AIM: Reproduce each line from the records that holds "this".

EXERCISE MATERIAL:

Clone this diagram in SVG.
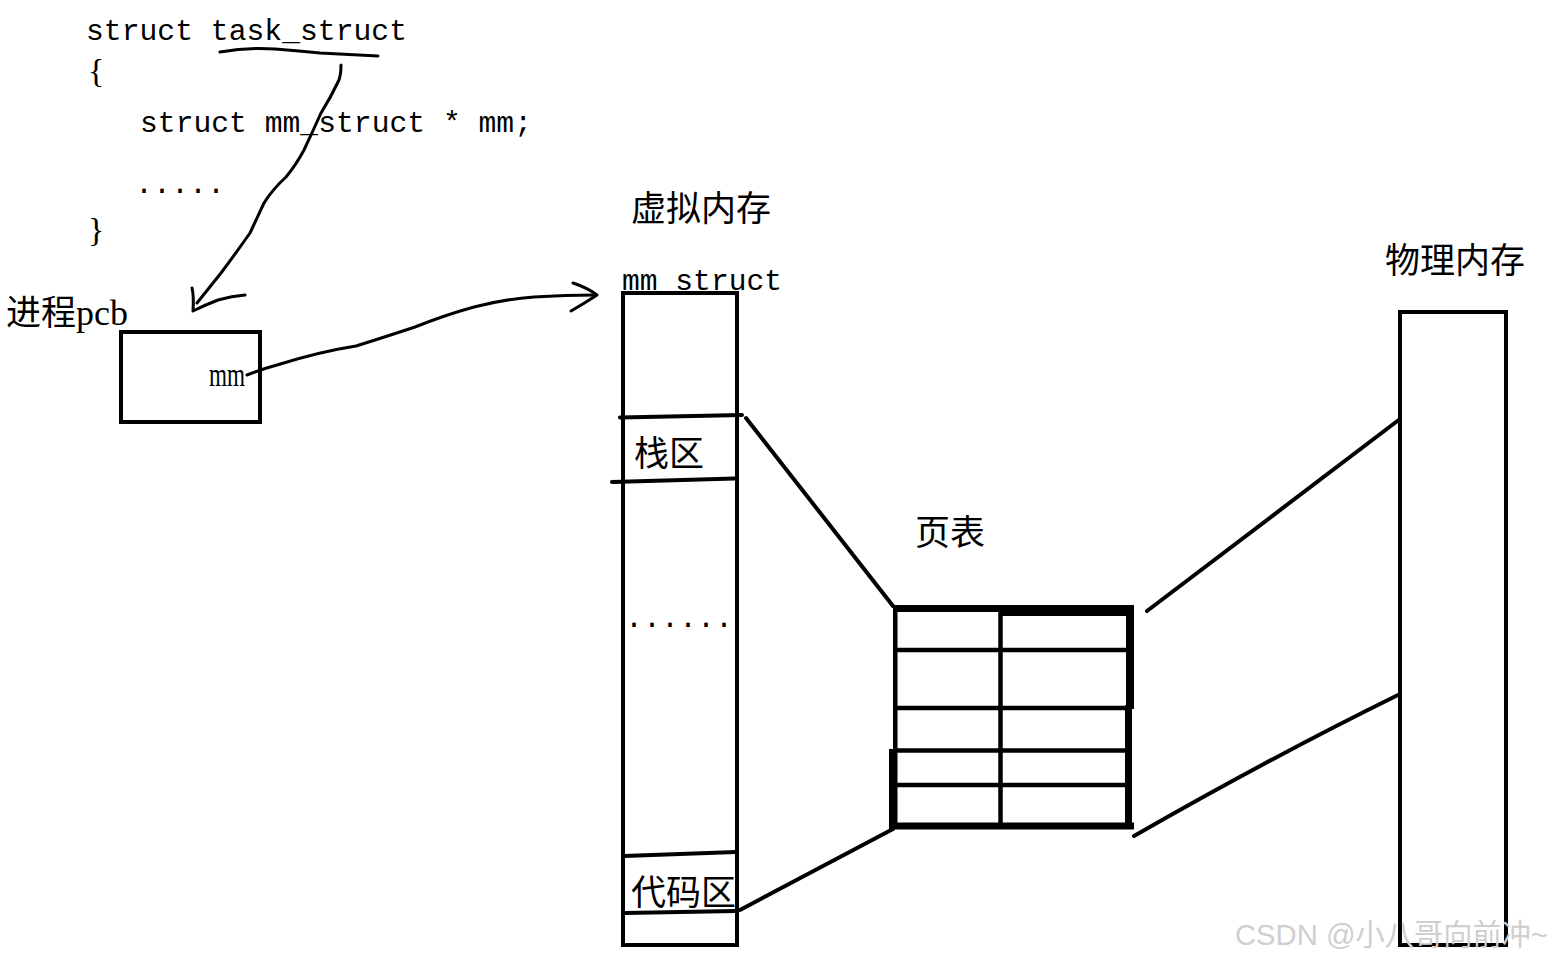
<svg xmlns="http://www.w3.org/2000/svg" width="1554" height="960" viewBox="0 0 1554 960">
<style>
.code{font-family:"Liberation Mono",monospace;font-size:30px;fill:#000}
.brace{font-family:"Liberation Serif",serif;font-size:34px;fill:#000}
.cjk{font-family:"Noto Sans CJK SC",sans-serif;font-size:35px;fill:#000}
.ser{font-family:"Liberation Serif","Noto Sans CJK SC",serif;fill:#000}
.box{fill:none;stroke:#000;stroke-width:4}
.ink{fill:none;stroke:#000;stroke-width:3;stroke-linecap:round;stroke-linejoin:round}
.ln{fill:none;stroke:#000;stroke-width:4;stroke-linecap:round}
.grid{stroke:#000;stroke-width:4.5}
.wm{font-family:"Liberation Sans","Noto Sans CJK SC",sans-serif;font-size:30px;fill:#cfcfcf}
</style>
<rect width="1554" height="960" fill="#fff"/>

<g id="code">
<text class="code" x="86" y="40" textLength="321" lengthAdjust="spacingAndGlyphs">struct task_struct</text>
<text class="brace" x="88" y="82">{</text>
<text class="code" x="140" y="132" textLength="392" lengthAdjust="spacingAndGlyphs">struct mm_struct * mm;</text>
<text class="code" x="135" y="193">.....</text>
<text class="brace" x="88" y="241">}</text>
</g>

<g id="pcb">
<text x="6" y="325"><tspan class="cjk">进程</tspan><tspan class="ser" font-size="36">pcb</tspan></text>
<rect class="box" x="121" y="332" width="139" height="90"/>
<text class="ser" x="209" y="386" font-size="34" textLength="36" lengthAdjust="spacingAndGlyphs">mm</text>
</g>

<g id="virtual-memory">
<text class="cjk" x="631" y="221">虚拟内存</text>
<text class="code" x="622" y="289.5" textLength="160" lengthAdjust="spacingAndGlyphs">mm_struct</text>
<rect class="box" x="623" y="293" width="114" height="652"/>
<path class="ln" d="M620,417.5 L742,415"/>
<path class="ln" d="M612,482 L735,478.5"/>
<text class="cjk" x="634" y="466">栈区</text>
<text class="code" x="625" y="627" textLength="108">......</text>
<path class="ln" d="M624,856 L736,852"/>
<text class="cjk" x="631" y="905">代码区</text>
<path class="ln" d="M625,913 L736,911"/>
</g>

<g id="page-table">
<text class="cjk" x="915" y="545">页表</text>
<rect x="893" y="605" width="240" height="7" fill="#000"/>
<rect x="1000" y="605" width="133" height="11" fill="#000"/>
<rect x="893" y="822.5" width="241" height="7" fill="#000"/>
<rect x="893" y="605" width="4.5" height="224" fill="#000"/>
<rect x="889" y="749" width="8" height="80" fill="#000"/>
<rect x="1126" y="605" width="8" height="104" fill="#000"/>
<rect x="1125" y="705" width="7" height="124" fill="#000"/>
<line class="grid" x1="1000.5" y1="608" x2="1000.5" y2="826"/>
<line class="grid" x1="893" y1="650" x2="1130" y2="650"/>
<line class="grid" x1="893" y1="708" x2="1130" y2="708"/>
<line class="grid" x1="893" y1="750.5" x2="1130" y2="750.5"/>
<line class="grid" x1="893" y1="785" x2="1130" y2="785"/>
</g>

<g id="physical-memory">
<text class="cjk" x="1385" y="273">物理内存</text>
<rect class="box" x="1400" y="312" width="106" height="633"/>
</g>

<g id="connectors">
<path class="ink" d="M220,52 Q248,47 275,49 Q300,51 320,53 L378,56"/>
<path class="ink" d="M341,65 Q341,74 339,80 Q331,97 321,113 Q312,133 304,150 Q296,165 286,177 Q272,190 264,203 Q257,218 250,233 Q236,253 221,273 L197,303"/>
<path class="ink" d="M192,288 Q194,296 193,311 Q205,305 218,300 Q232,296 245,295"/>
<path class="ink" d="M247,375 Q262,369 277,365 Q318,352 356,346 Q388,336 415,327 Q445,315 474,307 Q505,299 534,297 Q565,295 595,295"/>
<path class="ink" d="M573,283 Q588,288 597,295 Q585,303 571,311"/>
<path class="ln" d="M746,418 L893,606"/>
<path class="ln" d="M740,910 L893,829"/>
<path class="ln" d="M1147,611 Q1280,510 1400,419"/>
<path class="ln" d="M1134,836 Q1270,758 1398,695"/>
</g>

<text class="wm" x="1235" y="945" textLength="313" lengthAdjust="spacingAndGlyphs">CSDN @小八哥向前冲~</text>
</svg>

--

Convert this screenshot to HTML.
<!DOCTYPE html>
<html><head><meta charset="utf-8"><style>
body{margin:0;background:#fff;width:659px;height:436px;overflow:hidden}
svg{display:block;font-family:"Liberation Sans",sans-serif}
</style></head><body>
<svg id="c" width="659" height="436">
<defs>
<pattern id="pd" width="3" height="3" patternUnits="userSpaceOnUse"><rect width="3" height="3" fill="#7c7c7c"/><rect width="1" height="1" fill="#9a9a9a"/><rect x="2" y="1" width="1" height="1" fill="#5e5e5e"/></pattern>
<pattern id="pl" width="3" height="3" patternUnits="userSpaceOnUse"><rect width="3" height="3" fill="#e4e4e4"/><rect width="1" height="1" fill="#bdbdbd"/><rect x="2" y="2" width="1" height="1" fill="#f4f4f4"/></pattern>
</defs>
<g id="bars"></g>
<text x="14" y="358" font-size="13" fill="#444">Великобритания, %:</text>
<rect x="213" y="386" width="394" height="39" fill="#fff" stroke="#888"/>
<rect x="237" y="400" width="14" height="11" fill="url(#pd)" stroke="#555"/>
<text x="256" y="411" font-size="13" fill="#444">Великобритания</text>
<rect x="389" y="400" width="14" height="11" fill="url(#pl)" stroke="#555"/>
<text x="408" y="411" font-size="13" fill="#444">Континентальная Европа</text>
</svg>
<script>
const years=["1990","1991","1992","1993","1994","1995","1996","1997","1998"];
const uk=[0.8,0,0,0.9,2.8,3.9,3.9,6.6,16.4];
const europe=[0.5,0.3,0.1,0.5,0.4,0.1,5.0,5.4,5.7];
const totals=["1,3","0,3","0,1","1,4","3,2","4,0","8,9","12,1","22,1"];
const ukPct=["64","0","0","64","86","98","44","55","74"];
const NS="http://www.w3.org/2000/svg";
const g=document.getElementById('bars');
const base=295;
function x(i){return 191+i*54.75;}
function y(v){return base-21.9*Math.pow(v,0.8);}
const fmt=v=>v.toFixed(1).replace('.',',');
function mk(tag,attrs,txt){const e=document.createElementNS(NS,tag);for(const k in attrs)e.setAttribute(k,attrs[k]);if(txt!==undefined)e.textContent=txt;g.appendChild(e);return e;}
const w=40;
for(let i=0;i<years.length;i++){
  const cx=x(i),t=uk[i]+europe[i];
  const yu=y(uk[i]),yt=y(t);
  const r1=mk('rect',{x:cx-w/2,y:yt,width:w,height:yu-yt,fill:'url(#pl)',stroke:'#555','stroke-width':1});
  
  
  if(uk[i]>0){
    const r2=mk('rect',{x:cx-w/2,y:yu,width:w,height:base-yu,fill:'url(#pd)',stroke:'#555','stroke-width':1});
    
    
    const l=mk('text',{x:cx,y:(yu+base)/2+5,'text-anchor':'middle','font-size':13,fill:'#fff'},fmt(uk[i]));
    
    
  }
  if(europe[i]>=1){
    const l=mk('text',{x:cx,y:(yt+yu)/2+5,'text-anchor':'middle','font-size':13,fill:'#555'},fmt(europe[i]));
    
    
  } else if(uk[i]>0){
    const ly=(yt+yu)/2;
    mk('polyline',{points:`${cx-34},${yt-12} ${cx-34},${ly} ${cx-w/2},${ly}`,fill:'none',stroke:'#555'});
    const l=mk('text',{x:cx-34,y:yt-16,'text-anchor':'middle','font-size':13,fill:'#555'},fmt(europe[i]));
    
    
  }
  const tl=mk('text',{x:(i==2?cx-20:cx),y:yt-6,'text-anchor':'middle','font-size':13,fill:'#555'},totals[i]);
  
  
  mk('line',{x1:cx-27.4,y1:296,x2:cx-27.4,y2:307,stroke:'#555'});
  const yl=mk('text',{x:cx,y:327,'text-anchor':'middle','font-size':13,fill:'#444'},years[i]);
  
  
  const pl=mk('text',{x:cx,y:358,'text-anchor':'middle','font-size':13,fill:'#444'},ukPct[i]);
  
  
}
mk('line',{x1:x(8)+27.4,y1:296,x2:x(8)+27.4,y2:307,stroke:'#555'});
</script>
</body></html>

...

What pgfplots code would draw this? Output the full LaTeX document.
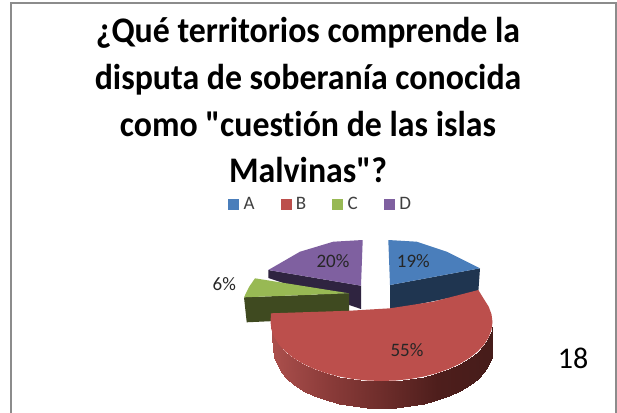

IN RESPONSE:
Clone this diagram in SVG.
Convert this screenshot to HTML.
What pgfplots code would draw this? Output the full LaTeX document.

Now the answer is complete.